── Records shown ──

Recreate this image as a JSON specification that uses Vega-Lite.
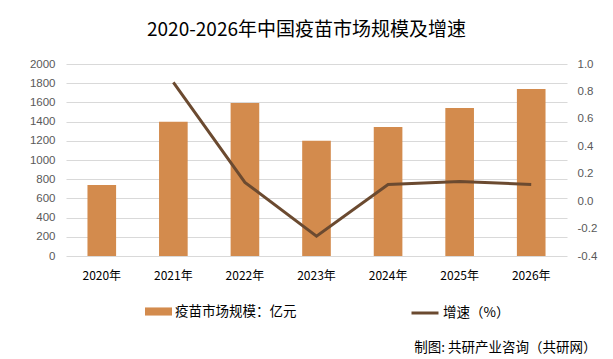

───
── Records shown ──

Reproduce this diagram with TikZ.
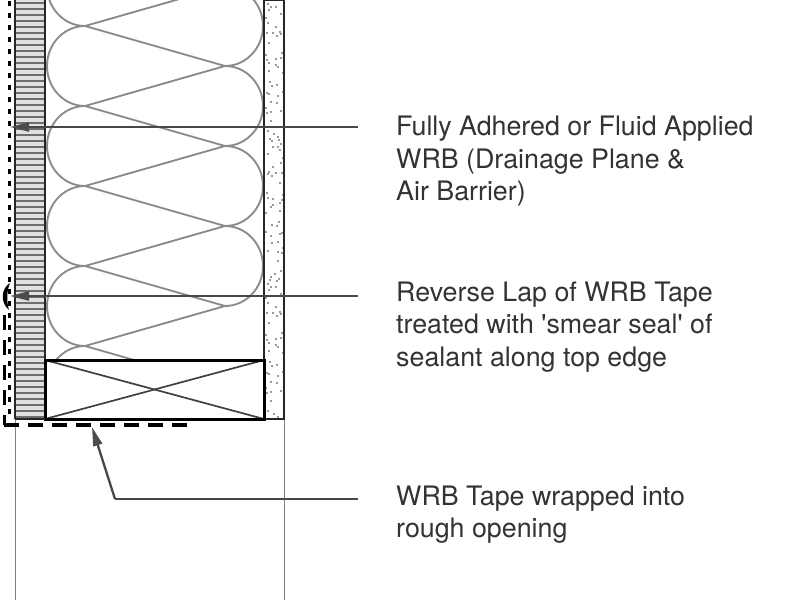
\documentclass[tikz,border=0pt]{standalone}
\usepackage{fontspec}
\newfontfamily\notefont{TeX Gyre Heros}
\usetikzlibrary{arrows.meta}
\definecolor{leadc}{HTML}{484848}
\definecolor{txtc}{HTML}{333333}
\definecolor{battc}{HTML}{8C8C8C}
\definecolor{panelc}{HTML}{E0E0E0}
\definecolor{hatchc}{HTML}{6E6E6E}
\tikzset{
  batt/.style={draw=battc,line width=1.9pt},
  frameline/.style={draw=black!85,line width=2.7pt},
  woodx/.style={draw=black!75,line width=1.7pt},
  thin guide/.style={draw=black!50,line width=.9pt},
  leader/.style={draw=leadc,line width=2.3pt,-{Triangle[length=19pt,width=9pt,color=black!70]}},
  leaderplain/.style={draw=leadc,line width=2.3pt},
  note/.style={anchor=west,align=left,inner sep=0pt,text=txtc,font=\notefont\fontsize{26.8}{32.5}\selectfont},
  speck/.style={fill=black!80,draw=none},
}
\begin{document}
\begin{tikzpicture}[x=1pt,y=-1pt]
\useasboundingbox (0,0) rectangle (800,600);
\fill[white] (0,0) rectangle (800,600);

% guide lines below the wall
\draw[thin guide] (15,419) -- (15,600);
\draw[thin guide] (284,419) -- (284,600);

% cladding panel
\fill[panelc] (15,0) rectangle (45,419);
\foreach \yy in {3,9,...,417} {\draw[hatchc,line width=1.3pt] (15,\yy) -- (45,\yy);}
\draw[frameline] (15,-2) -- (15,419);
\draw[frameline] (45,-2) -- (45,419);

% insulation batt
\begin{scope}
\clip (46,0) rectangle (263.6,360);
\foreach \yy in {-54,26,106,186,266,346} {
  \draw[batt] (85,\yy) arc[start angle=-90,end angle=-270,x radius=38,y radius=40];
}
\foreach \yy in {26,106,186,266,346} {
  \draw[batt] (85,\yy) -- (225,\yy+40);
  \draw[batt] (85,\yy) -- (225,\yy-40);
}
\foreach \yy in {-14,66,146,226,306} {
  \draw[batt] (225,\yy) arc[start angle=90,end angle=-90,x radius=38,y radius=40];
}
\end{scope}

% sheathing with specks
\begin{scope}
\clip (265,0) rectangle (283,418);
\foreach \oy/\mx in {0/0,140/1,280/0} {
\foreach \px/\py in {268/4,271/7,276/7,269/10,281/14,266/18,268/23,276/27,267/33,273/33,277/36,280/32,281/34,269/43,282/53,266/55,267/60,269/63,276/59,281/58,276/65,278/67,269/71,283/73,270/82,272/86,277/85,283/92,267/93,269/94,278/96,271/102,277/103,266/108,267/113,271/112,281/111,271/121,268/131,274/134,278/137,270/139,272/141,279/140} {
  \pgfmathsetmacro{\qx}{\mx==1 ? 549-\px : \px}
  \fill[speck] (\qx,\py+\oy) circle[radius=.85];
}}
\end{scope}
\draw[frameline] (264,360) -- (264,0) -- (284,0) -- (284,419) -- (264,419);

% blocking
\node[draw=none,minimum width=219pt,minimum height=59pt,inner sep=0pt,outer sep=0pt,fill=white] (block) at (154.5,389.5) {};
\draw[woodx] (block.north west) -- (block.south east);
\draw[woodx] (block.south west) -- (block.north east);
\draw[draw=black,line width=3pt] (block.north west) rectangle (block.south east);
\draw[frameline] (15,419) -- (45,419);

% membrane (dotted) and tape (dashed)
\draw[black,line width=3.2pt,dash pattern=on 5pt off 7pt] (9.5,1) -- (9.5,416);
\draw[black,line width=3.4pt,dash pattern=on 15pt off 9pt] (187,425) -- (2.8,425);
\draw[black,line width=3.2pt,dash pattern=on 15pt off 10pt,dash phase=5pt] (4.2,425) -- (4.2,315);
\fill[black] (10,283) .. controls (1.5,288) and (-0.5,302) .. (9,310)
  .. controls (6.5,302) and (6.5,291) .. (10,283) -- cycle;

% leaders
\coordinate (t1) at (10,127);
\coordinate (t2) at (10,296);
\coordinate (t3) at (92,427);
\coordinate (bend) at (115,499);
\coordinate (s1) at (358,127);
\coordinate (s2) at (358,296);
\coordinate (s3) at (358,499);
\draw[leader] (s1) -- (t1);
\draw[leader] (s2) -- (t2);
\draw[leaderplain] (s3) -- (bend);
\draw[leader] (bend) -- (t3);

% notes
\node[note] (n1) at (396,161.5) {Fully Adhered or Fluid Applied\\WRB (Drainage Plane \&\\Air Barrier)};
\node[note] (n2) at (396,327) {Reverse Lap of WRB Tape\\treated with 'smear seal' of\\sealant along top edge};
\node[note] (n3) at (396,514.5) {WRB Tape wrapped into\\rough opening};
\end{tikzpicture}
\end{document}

───
── Records shown ──

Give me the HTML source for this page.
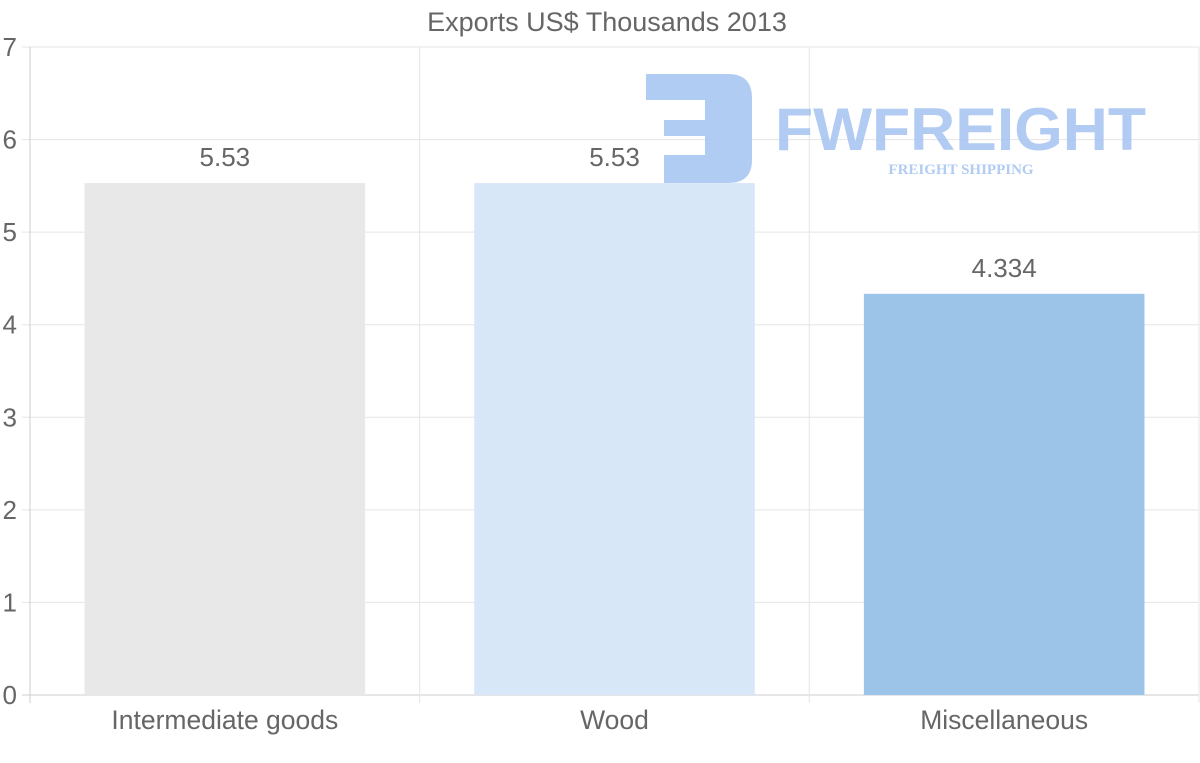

───

Exercise details: Provide only the count of lines in the material above that hold the word "with".

Result for this exercise: 3